▸ **Source data**:
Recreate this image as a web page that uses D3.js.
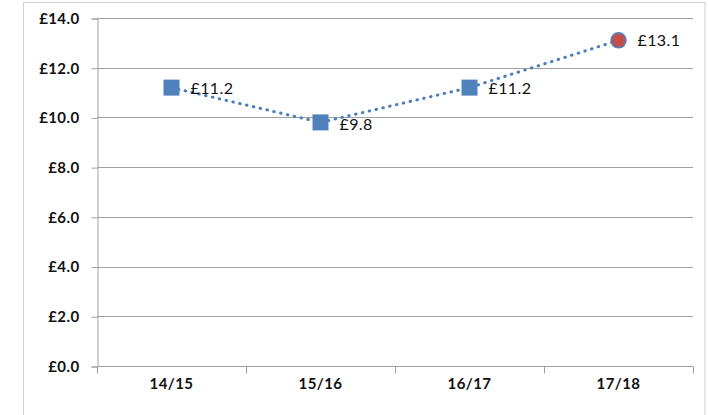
<!DOCTYPE html>
<html>
<head>
<meta charset="utf-8">
<script src="https://cdn.jsdelivr.net/npm/d3@7"></script>
<style>
  html, body { margin: 0; padding: 0; background: #fff; }
  svg { display: block; }
  .tick-label { font-family: Lato, "Open Sans", sans-serif; font-weight: 700; font-size: 15px; fill: #111; letter-spacing: 0.4px; }
  .data-label { font-family: Lato, "Open Sans", sans-serif; font-weight: 400; font-size: 16px; fill: #111; letter-spacing: 0.4px; }
</style>
</head>
<body>
<svg id="chart" width="708" height="415"></svg>
<script>
// Yearly values (£) by financial year
const years = ["14/15", "15/16", "16/17", "17/18"];
const values = [11.2, 9.8, 11.2, 13.1];
const valueLabels = ["£11.2", "£9.8", "£11.2", "£13.1"];
const yTicks = [0, 2, 4, 6, 8, 10, 12, 14];
const yTickLabels = ["£0.0", "£2.0", "£4.0", "£6.0", "£8.0", "£10.0", "£12.0", "£14.0"];

const svg = d3.select("#chart");
const plot = { left: 97, right: 693, top: 18, bottom: 366 };

// Outer chart frame
svg.append("rect")
  .attr("x", 23.5).attr("y", 2.5)
  .attr("width", 705 - 23.5).attr("height", 440)
  .attr("fill", "none").attr("stroke", "#d0d0d0").attr("stroke-width", 1);

const x = d3.scaleBand().domain(years).range([plot.left, plot.right]);
const y = d3.scaleLinear().domain([0, 14]).range([plot.bottom, plot.top]);

// Horizontal gridlines
svg.append("g").selectAll("line").data(yTicks.filter(d => d > 0)).join("line")
  .attr("x1", plot.left).attr("x2", plot.right)
  .attr("y1", d => Math.round(y(d)) + 0.5).attr("y2", d => Math.round(y(d)) + 0.5)
  .attr("stroke", "#a0a0a0").attr("stroke-width", 1);

// Y axis
const yAxis = svg.append("g")
  .attr("transform", `translate(${plot.left + 0.5},0.5)`)
  .call(d3.axisLeft(y).tickValues(yTicks).tickSize(6).tickPadding(12)
    .tickFormat((d, i) => yTickLabels[i]));
yAxis.select(".domain").attr("stroke", "#a0a0a0");
yAxis.selectAll(".tick line").attr("stroke", "#a0a0a0");
yAxis.selectAll(".tick text").attr("class", "tick-label").attr("font-family", null).attr("font-size", null);

// X axis with ticks at band boundaries
const xAxisG = svg.append("g")
  .attr("transform", `translate(0,${Math.round(plot.bottom) + 0.5})`);
xAxisG.append("line")
  .attr("x1", plot.left).attr("x2", plot.right)
  .attr("stroke", "#a0a0a0");
const boundaries = years.map(d => x(d)).concat([x(years[years.length - 1]) + x.bandwidth()]);
xAxisG.selectAll("line.b").data(boundaries).join("line").attr("class", "b")
  .attr("x1", d => Math.round(d) + 0.5).attr("x2", d => Math.round(d) + 0.5)
  .attr("y1", 0).attr("y2", 7)
  .attr("stroke", "#a0a0a0");
xAxisG.selectAll("text").data(years).join("text")
  .attr("class", "tick-label")
  .attr("x", d => x(d) + x.bandwidth() / 2)
  .attr("y", 22)
  .attr("text-anchor", "middle")
  .text(d => d);

// Dotted connecting line
const cx = d => x(d) + x.bandwidth() / 2;
const line = d3.line().x((d, i) => cx(years[i])).y(d => y(d));
svg.append("path")
  .datum(values)
  .attr("d", line)
  .attr("fill", "none")
  .attr("stroke", "#4a7ebb")
  .attr("stroke-width", 3)
  .attr("stroke-linecap", "round")
  .attr("stroke-dasharray", "0.5 6.5");

// Markers: squares for earlier years, circle for latest year
const last = values.length - 1;
svg.append("g").selectAll("rect").data(values.slice(0, last)).join("rect")
  .attr("x", (d, i) => cx(years[i]) - 8)
  .attr("y", d => y(d) - 8)
  .attr("width", 16).attr("height", 16)
  .attr("fill", "#4f81bd");
svg.append("circle")
  .attr("cx", cx(years[last]))
  .attr("cy", y(values[last]))
  .attr("r", 7.5)
  .attr("fill", "#c0504d")
  .attr("stroke", "#4f81bd")
  .attr("stroke-width", 1.5);

// Data labels
svg.append("g").selectAll("text").data(values).join("text")
  .attr("class", "data-label")
  .attr("x", (d, i) => cx(years[i]) + 19)
  .attr("y", (d, i) => y(d) + (i === 1 ? 8 : 6))
  .text((d, i) => valueLabels[i]);
</script>
</body>
</html>
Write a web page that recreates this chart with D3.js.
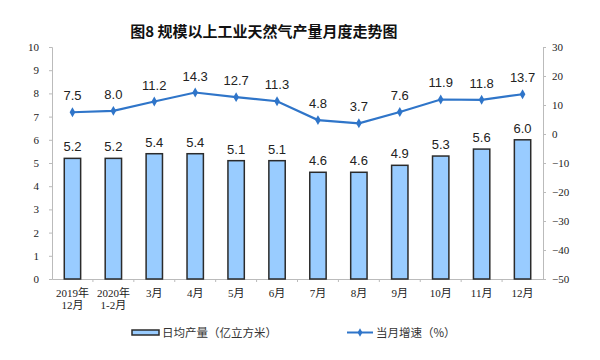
<!DOCTYPE html>
<html><head><meta charset="utf-8">
<script src="https://cdn.jsdelivr.net/npm/d3@7"></script>
<style>body{margin:0;background:#fff}</style>
</head><body>
<svg id="c" width="600" height="360"></svg>
<script>
const categories = [["2019年","12月"],["2020年","1-2月"],["3月"],["4月"],["5月"],["6月"],["7月"],["8月"],["9月"],["10月"],["11月"],["12月"]];
const dailyOutput = [5.2,5.2,5.4,5.4,5.1,5.1,4.6,4.6,4.9,5.3,5.6,6.0];
const growthRate = [7.5,8.0,11.2,14.3,12.7,11.3,4.8,3.7,7.6,11.9,11.8,13.7];
const leftTicks = [0,1,2,3,4,5,6,7,8,9,10];
const rightTicks = [-50,-40,-30,-20,-10,0,10,20,30];

const svg = d3.select("#c");
const L=52,R=543,T=47,B=279;
const keys = categories.map((d,i)=>i);
const x = d3.scaleBand().domain(keys).range([L,R]).paddingInner(0.6).paddingOuter(0.3);
const xb = d3.scaleBand().domain(keys).range([L,R]);
const yL = d3.scaleLinear().domain([0,10]).range([B,T]);
const yR = d3.scaleLinear().domain([-50,30]).range([B,T]);
const axisColor="#bbb";
const serif="'Liberation Serif','Times New Roman',serif";
const sans="'Liberation Sans',Arial,'Noto Sans CJK SC',sans-serif";
const cjk="'Noto Sans CJK SC',sans-serif";

svg.append("text").attr("x",264).attr("y",37).attr("text-anchor","middle")
  .attr("font-family",cjk).attr("font-weight","bold")
  .attr("font-size",15).attr("fill","#111").text("图8 规模以上工业天然气产量月度走势图");

const gL = svg.append("g").attr("transform",`translate(${L},0)`)
  .call(d3.axisLeft(yL).tickValues(leftTicks).tickSize(3).tickPadding(10));
const gR = svg.append("g").attr("transform",`translate(${R},0)`)
  .call(d3.axisRight(yR).tickValues(rightTicks).tickSize(3).tickPadding(6));
const gX = svg.append("g").attr("transform",`translate(0,${B})`)
  .call(d3.axisBottom(xb).tickValues([]).tickSize(0));
[gL,gR,gX].forEach(g=>{
  g.select(".domain").attr("stroke",axisColor);
  g.selectAll(".tick line").attr("stroke",axisColor);
  g.selectAll("text").attr("font-family",serif).attr("font-size",11).attr("fill","#222");
});
svg.append("g").selectAll("line").data(keys.slice(1)).join("line")
  .attr("x1",d=>xb(d)).attr("x2",d=>xb(d)).attr("y1",B).attr("y2",B+3).attr("stroke",axisColor);
const xl = svg.append("g").selectAll("text").data(keys).join("text")
  .attr("x",d=>xb(d)+xb.bandwidth()/2).attr("y",297).attr("text-anchor","middle")
  .attr("font-family","'Liberation Serif','Noto Sans CJK SC',serif").attr("font-size",11).attr("fill","#222");
xl.each(function(d){
  const t=d3.select(this);
  categories[d].forEach((s,j)=>t.append("tspan").attr("x",xb(d)+xb.bandwidth()/2).attr("dy",j?12:0).text(s));
});

svg.append("g").selectAll("rect").data(keys).join("rect")
  .attr("x",d=>x(d)).attr("width",x.bandwidth())
  .attr("y",d=>yL(dailyOutput[d])).attr("height",d=>B-yL(dailyOutput[d]))
  .attr("fill","#99ccff").attr("stroke","#2b2b2b").attr("stroke-width",1.5);
svg.append("g").selectAll("text").data(keys).join("text")
  .attr("x",d=>x(d)+x.bandwidth()/2).attr("y",d=>yL(dailyOutput[d])-7)
  .attr("text-anchor","middle").attr("font-family",sans).attr("font-size",13).attr("fill","#222")
  .text(d=>dailyOutput[d].toFixed(1));

const cx = d=>xb(d)+xb.bandwidth()/2;
svg.append("path").datum(keys)
  .attr("d",d3.line().x(cx).y(d=>yR(growthRate[d])))
  .attr("fill","none").attr("stroke","#2f75c9").attr("stroke-width",2.2);
svg.append("g").selectAll("path").data(keys).join("path")
  .attr("transform",d=>`translate(${cx(d)},${yR(growthRate[d])})`)
  .attr("d",d3.symbol().type(d3.symbolDiamond).size(28)).attr("fill","#2f75c9");
svg.append("g").selectAll("text").data(keys).join("text")
  .attr("x",cx).attr("y",d=>yR(growthRate[d])-12)
  .attr("text-anchor","middle").attr("font-family",sans).attr("font-size",13).attr("fill","#222")
  .text(d=>growthRate[d].toFixed(1));

const lg = svg.append("g");
lg.append("rect").attr("x",132).attr("y",330).attr("width",27).attr("height",5)
  .attr("fill","#99ccff").attr("stroke","#2b2b2b").attr("stroke-width",1.5);
lg.append("text").attr("x",162).attr("y",337).attr("font-family",cjk)
  .attr("font-size",11.5).attr("fill","#333").text("日均产量（亿立方米）");
lg.append("line").attr("x1",347).attr("x2",373).attr("y1",332.5).attr("y2",332.5).attr("stroke","#2f75c9").attr("stroke-width",2);
lg.append("path").attr("transform","translate(360,332.5)").attr("d",d3.symbol().type(d3.symbolDiamond).size(20)).attr("fill","#2f75c9");
lg.append("text").attr("x",376).attr("y",337).attr("font-family",cjk)
  .attr("font-size",11.5).attr("fill","#333").text("当月增速（%）");
</script>
</body></html>
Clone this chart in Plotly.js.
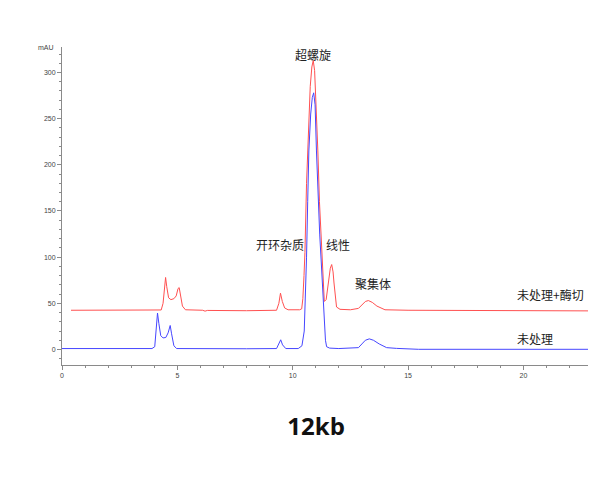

▸ **Exercise task**:
Pull every line holding "that" out of the records.

▸ **Written answer**:
Recreate this image as a web page that uses D3.js.
Write a web page that recreates this chart with D3.js.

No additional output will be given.